## Data lines
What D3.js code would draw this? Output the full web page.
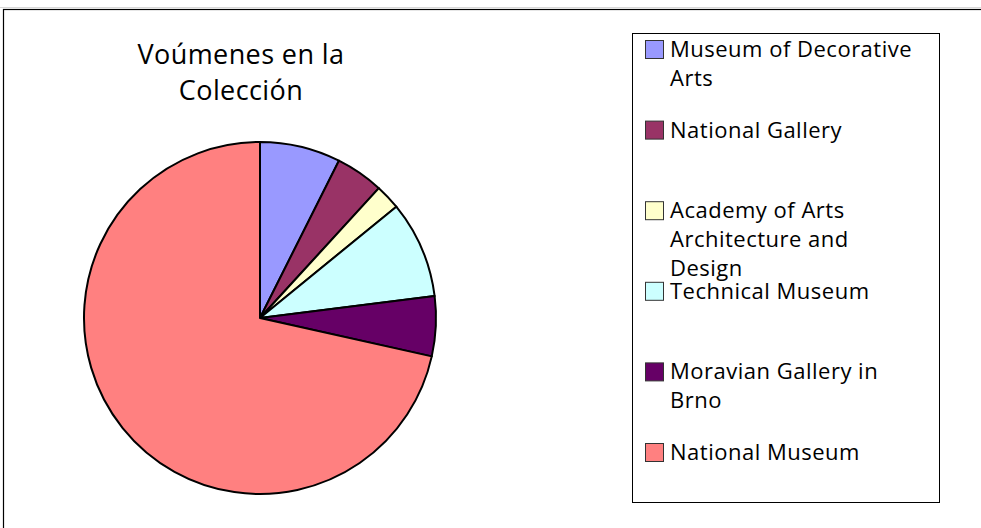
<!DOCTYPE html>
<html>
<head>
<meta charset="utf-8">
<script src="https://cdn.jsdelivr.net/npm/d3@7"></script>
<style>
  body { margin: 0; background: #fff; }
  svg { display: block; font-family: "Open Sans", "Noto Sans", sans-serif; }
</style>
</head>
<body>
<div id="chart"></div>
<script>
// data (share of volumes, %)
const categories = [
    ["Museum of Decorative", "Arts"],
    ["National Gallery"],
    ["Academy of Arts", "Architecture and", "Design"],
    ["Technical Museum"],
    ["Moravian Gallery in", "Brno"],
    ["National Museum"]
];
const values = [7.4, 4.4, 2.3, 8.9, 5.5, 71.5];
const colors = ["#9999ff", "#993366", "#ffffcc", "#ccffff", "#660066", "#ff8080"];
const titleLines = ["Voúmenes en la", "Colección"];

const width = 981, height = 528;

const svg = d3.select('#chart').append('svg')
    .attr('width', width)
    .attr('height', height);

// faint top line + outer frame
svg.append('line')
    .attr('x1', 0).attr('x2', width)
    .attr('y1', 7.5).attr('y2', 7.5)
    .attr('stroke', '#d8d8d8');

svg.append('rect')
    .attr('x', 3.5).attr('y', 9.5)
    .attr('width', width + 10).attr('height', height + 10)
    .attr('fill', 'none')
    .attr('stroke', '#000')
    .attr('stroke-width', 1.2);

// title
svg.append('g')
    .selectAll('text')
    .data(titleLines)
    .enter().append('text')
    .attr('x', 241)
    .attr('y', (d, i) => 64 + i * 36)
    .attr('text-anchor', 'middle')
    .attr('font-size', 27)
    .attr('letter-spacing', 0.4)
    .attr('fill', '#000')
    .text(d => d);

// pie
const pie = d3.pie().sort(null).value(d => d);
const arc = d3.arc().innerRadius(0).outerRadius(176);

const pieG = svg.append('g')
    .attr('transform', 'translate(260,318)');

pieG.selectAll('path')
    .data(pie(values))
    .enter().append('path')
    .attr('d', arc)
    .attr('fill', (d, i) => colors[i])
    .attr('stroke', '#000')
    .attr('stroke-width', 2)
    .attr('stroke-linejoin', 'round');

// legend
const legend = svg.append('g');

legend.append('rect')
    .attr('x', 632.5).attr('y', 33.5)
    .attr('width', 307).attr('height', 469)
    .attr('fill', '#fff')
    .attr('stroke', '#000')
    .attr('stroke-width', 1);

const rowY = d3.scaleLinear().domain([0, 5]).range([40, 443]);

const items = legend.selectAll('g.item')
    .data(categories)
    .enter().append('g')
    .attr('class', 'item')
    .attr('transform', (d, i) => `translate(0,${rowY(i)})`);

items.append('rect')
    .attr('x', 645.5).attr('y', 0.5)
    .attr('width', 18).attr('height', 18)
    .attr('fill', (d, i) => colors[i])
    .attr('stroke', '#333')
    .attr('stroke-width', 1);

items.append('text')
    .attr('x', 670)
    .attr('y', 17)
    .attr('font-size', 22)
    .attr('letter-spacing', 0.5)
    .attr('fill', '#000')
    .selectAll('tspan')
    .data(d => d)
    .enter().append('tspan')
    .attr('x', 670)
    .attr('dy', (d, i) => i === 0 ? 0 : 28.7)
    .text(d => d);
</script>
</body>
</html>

## Request
Write out nothing but the lines from the start of the data through the line with "const legend = svg.append('g');". Leave out the pictures.

## Finished exercise
What D3.js code would draw this? Output the full web page.
<!DOCTYPE html>
<html>
<head>
<meta charset="utf-8">
<script src="https://cdn.jsdelivr.net/npm/d3@7"></script>
<style>
  body { margin: 0; background: #fff; }
  svg { display: block; font-family: "Open Sans", "Noto Sans", sans-serif; }
</style>
</head>
<body>
<div id="chart"></div>
<script>
// data (share of volumes, %)
const categories = [
    ["Museum of Decorative", "Arts"],
    ["National Gallery"],
    ["Academy of Arts", "Architecture and", "Design"],
    ["Technical Museum"],
    ["Moravian Gallery in", "Brno"],
    ["National Museum"]
];
const values = [7.4, 4.4, 2.3, 8.9, 5.5, 71.5];
const colors = ["#9999ff", "#993366", "#ffffcc", "#ccffff", "#660066", "#ff8080"];
const titleLines = ["Voúmenes en la", "Colección"];

const width = 981, height = 528;

const svg = d3.select('#chart').append('svg')
    .attr('width', width)
    .attr('height', height);

// faint top line + outer frame
svg.append('line')
    .attr('x1', 0).attr('x2', width)
    .attr('y1', 7.5).attr('y2', 7.5)
    .attr('stroke', '#d8d8d8');

svg.append('rect')
    .attr('x', 3.5).attr('y', 9.5)
    .attr('width', width + 10).attr('height', height + 10)
    .attr('fill', 'none')
    .attr('stroke', '#000')
    .attr('stroke-width', 1.2);

// title
svg.append('g')
    .selectAll('text')
    .data(titleLines)
    .enter().append('text')
    .attr('x', 241)
    .attr('y', (d, i) => 64 + i * 36)
    .attr('text-anchor', 'middle')
    .attr('font-size', 27)
    .attr('letter-spacing', 0.4)
    .attr('fill', '#000')
    .text(d => d);

// pie
const pie = d3.pie().sort(null).value(d => d);
const arc = d3.arc().innerRadius(0).outerRadius(176);

const pieG = svg.append('g')
    .attr('transform', 'translate(260,318)');

pieG.selectAll('path')
    .data(pie(values))
    .enter().append('path')
    .attr('d', arc)
    .attr('fill', (d, i) => colors[i])
    .attr('stroke', '#000')
    .attr('stroke-width', 2)
    .attr('stroke-linejoin', 'round');

// legend
const legend = svg.append('g');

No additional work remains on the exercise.